▶ _WRITTEN TASK_
Pictures in the entries below are excluded; copy only the lines from the one containing "Convert this chart to Chart.js code." to the one containing "const barFill = '#9ecae1';", both included.

▶ _SOURCE RECORDS_
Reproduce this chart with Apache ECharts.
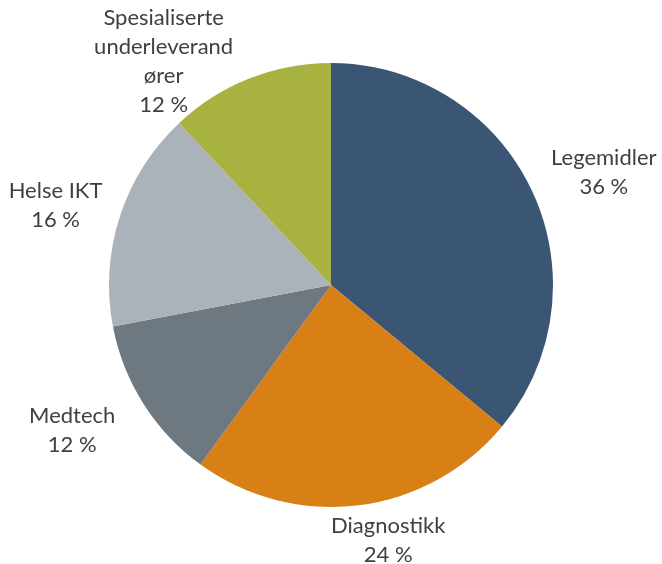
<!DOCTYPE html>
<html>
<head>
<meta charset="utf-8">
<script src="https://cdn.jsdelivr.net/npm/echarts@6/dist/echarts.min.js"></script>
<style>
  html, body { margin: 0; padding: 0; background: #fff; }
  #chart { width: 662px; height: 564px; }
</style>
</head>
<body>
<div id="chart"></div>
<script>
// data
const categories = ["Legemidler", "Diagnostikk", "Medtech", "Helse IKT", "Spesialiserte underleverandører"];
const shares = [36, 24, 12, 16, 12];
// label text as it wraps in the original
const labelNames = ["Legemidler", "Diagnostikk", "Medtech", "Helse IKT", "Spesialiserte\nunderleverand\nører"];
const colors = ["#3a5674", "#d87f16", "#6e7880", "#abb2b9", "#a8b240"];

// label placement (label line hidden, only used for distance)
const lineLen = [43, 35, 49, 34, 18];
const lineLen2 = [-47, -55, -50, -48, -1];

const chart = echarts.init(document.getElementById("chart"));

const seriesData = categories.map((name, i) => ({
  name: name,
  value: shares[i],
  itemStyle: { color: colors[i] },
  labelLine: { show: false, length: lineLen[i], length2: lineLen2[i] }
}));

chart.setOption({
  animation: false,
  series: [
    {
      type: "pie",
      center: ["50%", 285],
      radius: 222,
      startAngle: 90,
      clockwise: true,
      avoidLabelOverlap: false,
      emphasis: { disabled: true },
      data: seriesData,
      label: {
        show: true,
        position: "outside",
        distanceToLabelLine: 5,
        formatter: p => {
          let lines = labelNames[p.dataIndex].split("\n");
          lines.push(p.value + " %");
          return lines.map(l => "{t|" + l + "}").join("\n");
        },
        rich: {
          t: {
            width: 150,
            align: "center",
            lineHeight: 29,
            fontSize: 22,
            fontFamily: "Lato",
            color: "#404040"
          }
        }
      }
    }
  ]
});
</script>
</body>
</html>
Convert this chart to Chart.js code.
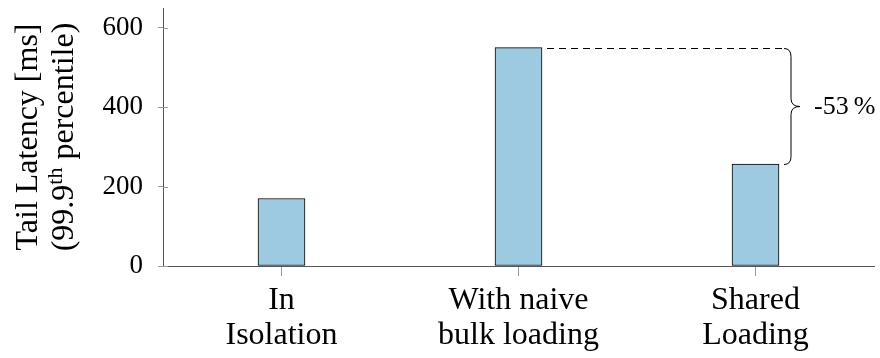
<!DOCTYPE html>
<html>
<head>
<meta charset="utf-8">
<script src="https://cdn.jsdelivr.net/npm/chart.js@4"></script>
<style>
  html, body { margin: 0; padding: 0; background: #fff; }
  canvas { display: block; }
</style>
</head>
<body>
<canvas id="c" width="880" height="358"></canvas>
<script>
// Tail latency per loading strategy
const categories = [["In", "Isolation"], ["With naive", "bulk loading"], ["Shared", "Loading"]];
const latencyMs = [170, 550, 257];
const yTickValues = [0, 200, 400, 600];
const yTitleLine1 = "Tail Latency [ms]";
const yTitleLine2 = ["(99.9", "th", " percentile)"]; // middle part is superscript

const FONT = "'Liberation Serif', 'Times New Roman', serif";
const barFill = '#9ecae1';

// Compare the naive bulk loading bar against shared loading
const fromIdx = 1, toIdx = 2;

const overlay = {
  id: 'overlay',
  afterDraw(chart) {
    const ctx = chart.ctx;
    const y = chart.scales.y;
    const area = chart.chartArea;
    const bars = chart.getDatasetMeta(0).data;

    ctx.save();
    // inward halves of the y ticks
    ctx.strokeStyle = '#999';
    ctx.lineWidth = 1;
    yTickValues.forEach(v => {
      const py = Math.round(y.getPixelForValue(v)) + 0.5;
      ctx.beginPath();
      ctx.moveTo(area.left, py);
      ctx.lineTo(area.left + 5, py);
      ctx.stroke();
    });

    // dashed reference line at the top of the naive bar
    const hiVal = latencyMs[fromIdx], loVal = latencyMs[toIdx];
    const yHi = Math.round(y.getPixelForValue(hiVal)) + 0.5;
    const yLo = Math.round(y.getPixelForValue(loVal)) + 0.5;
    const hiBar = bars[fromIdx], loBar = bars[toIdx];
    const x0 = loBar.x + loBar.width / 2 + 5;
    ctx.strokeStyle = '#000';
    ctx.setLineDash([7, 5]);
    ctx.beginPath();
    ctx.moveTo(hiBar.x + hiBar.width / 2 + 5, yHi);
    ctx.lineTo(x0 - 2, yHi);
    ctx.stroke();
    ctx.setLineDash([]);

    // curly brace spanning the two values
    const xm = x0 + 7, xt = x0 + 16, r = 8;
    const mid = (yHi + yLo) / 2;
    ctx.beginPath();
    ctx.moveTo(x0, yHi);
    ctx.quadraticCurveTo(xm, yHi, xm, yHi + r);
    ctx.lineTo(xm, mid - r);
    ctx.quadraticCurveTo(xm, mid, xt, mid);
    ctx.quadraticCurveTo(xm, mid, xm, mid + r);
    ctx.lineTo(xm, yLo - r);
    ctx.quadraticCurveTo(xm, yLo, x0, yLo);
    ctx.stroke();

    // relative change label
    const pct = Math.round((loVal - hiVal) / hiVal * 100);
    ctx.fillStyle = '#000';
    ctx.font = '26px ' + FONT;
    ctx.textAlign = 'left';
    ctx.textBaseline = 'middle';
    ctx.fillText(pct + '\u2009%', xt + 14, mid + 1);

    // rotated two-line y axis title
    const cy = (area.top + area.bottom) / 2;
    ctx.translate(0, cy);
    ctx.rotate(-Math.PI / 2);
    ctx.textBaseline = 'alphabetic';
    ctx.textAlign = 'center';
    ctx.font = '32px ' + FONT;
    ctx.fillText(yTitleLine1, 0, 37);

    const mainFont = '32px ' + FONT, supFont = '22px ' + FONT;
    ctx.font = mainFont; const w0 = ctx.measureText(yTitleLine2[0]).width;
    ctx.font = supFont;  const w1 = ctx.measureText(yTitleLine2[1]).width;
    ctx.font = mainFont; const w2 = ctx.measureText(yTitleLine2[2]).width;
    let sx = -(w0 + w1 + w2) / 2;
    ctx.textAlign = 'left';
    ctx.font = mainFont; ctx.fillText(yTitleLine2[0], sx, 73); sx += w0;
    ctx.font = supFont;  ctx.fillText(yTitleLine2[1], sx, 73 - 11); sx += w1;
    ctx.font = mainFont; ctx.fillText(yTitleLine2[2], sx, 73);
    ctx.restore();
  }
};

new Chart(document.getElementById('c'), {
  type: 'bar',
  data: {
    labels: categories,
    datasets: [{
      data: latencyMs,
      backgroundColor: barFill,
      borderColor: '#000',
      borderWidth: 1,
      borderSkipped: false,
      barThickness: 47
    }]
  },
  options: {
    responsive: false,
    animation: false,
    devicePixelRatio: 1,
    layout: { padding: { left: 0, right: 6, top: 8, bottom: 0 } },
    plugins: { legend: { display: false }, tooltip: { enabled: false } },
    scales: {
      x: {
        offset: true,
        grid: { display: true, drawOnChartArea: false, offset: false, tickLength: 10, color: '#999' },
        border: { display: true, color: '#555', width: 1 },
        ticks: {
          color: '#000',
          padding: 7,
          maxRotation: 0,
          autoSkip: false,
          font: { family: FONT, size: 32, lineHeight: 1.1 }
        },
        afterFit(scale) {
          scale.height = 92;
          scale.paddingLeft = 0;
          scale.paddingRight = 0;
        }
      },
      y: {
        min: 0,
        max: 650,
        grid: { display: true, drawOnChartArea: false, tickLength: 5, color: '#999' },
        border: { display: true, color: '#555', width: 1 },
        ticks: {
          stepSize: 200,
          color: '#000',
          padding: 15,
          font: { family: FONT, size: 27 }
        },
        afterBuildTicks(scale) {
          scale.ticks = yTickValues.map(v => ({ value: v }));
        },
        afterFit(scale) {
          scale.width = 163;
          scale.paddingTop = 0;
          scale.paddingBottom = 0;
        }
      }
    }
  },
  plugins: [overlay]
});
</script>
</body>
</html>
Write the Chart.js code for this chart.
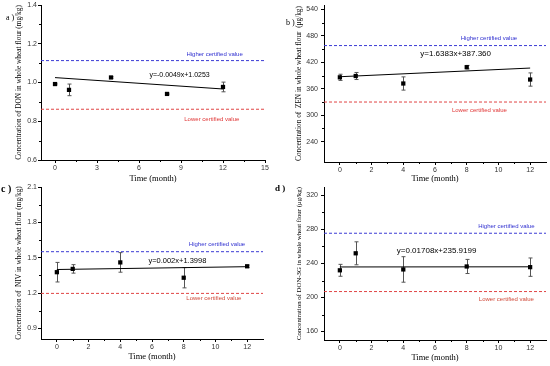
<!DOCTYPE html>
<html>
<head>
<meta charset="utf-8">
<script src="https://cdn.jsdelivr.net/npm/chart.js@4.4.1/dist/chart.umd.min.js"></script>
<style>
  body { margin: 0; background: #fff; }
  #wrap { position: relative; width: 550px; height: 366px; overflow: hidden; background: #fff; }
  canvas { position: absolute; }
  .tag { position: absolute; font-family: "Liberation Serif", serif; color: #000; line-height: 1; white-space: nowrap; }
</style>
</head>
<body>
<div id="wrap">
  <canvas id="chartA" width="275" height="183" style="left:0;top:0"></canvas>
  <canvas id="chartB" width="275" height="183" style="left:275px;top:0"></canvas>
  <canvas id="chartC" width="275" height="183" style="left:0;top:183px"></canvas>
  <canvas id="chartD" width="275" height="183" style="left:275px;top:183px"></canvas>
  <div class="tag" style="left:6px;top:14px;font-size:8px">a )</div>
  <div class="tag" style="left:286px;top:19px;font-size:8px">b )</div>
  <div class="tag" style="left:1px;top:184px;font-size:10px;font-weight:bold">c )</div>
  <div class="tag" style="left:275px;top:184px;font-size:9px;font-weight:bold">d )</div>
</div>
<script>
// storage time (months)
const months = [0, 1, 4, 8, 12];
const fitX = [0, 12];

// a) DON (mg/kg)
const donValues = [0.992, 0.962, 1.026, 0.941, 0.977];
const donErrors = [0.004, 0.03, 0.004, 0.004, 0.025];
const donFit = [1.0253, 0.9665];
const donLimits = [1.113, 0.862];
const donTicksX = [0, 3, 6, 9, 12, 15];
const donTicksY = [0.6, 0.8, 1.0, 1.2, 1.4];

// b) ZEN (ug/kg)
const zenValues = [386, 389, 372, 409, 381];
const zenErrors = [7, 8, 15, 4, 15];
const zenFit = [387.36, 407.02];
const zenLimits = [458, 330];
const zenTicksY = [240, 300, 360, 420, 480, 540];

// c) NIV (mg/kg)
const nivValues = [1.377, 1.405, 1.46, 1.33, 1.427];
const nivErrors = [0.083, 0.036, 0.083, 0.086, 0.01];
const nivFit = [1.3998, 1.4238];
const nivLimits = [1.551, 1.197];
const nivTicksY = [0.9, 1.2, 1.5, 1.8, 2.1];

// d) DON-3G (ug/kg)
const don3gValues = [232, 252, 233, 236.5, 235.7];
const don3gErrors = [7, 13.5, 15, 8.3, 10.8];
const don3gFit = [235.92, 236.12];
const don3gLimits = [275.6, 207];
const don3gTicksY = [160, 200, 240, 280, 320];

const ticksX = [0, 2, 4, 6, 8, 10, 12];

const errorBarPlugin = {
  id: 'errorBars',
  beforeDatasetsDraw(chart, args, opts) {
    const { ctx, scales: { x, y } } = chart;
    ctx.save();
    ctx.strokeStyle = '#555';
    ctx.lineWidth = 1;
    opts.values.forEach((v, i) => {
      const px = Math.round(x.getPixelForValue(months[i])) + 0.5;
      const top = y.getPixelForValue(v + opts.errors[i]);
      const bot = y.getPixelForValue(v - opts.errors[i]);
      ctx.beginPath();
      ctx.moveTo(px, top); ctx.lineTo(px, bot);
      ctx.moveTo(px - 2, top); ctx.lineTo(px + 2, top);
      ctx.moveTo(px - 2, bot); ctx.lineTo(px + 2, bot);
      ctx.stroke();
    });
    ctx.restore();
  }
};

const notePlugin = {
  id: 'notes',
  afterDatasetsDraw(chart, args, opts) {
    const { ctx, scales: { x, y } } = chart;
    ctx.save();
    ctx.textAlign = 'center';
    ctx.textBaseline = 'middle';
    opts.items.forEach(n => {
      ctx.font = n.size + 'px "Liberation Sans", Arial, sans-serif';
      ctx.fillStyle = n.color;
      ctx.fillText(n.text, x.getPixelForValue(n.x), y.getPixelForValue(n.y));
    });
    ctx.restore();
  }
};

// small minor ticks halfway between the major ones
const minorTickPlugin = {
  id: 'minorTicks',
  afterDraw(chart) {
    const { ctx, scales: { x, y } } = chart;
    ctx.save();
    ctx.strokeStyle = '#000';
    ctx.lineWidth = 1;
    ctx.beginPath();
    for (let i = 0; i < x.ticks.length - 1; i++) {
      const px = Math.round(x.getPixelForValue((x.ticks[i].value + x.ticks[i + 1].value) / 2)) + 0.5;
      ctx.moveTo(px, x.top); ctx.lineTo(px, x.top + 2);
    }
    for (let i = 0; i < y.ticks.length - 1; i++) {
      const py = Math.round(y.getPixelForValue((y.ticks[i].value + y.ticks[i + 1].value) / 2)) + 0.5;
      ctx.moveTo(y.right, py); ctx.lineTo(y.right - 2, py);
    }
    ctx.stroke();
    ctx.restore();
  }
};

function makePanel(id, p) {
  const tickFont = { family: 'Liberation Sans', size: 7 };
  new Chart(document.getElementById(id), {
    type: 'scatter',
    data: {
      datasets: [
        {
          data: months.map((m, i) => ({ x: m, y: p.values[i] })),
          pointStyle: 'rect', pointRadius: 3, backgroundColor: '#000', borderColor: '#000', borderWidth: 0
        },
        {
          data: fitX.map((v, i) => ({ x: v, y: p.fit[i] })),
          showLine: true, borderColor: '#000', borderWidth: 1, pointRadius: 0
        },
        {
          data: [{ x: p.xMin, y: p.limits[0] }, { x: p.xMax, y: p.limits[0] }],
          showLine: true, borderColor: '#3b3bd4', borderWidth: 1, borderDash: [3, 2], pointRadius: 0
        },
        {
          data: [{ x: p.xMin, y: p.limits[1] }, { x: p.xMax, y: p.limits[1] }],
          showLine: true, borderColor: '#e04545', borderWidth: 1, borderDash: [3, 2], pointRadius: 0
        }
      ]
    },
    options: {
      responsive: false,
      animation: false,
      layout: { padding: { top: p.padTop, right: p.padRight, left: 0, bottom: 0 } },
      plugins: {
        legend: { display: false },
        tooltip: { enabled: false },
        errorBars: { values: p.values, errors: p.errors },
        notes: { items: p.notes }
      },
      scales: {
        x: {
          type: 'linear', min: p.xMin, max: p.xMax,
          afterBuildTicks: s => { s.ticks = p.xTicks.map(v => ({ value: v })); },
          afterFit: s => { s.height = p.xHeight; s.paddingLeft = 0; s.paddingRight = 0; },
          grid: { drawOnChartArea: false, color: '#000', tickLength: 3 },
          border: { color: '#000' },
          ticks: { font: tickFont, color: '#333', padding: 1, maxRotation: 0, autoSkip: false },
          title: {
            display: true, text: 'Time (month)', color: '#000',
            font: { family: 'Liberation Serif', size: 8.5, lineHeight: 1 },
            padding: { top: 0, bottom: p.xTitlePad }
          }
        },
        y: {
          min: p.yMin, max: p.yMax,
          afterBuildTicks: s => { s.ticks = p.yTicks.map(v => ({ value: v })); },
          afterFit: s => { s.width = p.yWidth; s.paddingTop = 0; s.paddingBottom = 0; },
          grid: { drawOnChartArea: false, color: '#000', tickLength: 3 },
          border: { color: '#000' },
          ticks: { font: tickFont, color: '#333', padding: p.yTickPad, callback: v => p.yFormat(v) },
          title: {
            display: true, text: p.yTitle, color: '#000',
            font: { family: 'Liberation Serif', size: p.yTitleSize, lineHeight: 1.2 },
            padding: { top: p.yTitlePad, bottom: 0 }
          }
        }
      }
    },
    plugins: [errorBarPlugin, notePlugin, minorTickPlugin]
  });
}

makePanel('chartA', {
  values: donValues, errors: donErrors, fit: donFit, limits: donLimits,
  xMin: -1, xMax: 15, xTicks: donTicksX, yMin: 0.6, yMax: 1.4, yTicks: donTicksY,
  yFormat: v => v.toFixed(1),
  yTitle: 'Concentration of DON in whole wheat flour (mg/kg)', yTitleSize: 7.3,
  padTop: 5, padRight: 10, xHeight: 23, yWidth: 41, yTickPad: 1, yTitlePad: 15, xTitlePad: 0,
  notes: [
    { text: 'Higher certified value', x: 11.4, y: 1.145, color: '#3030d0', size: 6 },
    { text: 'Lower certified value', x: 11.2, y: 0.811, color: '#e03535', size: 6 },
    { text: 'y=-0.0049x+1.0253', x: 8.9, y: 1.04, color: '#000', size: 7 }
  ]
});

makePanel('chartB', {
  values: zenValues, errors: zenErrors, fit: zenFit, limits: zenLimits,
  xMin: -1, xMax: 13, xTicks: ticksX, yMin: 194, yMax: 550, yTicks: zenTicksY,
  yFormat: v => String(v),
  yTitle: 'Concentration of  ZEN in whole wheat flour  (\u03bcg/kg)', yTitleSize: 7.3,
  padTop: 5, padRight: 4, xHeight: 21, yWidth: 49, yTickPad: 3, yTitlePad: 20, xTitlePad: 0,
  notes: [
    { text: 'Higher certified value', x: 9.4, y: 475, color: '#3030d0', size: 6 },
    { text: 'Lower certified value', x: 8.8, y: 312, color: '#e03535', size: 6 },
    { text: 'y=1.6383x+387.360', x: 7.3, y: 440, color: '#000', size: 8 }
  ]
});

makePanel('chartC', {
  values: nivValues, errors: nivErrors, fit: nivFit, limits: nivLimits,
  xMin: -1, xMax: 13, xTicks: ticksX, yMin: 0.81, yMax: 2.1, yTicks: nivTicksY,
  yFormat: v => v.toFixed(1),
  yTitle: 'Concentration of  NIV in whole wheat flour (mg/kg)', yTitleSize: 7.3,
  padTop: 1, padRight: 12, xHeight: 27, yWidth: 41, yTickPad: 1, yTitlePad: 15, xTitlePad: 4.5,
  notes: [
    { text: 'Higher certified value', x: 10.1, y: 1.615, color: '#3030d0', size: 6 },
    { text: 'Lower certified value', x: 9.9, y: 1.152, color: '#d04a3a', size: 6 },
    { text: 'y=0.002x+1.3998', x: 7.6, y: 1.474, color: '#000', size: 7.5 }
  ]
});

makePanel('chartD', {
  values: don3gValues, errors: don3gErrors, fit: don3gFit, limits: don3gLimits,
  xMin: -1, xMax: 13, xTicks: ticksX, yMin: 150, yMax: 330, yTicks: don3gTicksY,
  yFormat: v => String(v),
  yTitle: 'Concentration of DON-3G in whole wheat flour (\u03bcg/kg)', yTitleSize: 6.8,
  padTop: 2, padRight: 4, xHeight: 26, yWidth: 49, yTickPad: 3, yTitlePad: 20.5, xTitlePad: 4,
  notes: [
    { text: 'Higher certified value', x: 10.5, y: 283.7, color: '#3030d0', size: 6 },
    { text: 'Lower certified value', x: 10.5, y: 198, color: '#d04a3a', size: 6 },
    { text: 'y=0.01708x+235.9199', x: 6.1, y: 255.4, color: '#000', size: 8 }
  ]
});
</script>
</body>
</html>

▶ _SOLUTION FOR THIS TASK_
Convert this chart to Chart.js code.
<!DOCTYPE html>
<html>
<head>
<meta charset="utf-8">
<script src="https://cdn.jsdelivr.net/npm/chart.js@4"></script>
<style>
  html, body { margin: 0; padding: 0; background: #fff; }
  canvas { display: block; }
</style>
</head>
<body>
<canvas id="c" width="880" height="358"></canvas>
<script>
// Tail latency per loading strategy
const categories = [["In", "Isolation"], ["With naive", "bulk loading"], ["Shared", "Loading"]];
const latencyMs = [170, 550, 257];
const yTickValues = [0, 200, 400, 600];
const yTitleLine1 = "Tail Latency [ms]";
const yTitleLine2 = ["(99.9", "th", " percentile)"]; // middle part is superscript

const FONT = "'Liberation Serif', 'Times New Roman', serif";
const barFill = '#9ecae1';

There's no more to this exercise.